▸ **The request**:
Print, word for word, the opening line of the data below and every line after it through the line that contains "import plotly.graph_objects as go", but not the pictures.

▸ **Data excerpt**:

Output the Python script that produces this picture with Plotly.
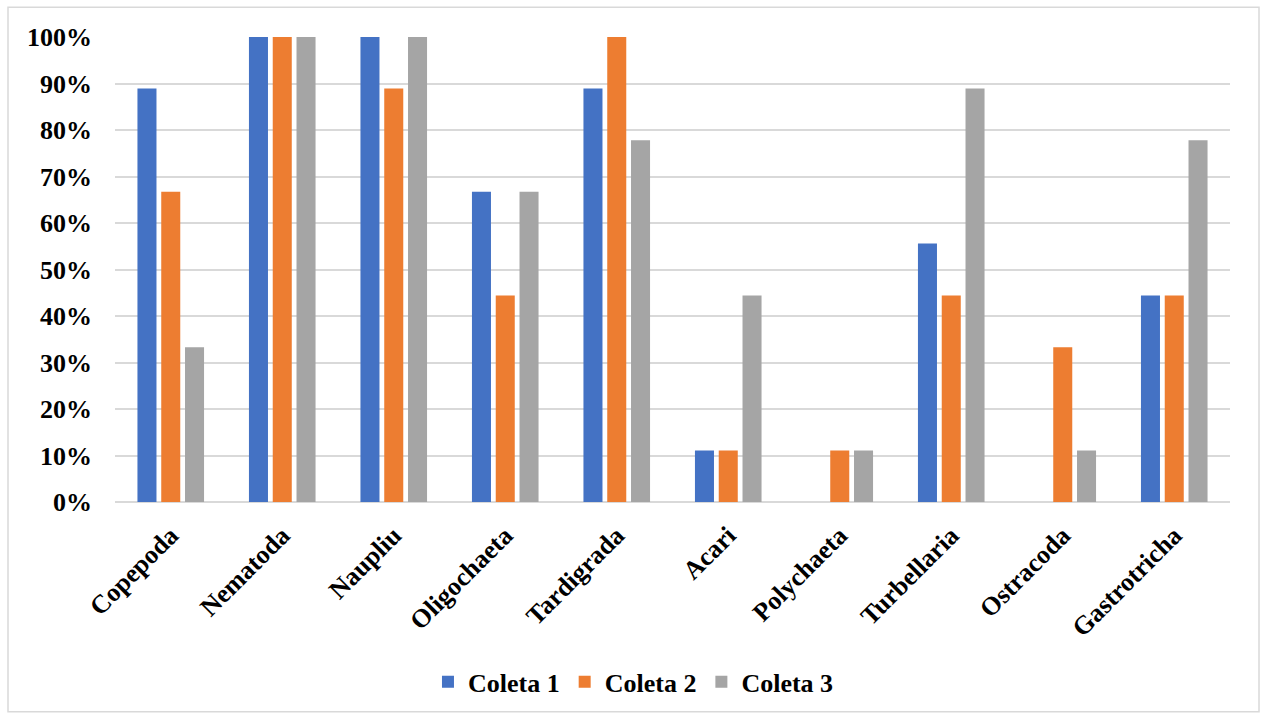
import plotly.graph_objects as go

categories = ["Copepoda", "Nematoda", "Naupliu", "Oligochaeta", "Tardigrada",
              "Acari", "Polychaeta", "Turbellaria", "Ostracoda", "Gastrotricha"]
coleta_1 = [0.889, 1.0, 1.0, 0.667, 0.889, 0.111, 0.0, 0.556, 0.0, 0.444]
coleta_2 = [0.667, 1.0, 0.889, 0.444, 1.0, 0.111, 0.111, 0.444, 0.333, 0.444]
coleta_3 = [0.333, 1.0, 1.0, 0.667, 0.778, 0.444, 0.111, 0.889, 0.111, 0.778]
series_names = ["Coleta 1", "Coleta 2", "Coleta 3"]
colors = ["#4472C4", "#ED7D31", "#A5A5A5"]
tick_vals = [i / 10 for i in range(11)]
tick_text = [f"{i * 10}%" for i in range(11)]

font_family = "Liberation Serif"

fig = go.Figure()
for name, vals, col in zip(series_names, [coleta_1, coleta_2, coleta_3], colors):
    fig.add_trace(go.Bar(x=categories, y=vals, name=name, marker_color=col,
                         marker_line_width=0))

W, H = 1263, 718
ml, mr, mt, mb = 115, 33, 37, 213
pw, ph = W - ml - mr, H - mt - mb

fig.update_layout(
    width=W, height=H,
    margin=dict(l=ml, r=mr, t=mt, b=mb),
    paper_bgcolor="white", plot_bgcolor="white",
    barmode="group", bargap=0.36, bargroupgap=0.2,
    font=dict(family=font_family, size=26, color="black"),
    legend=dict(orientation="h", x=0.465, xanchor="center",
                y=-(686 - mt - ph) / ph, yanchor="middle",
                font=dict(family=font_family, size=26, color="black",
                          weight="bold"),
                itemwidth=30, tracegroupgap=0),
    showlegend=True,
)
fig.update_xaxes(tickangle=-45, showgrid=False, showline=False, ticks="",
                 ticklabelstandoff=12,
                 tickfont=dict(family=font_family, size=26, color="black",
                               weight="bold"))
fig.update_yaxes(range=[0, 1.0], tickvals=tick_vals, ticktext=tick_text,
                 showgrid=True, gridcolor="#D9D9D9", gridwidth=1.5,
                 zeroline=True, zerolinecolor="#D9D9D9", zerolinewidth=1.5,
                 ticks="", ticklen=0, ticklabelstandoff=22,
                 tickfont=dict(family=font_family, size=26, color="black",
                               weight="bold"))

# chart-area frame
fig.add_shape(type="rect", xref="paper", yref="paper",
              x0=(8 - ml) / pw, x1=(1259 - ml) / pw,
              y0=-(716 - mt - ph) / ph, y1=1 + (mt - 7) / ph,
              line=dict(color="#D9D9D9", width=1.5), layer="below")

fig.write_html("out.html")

▸ **Exercise solution**:
Output the Python script that produces this picture with Plotly.
import plotly.graph_objects as go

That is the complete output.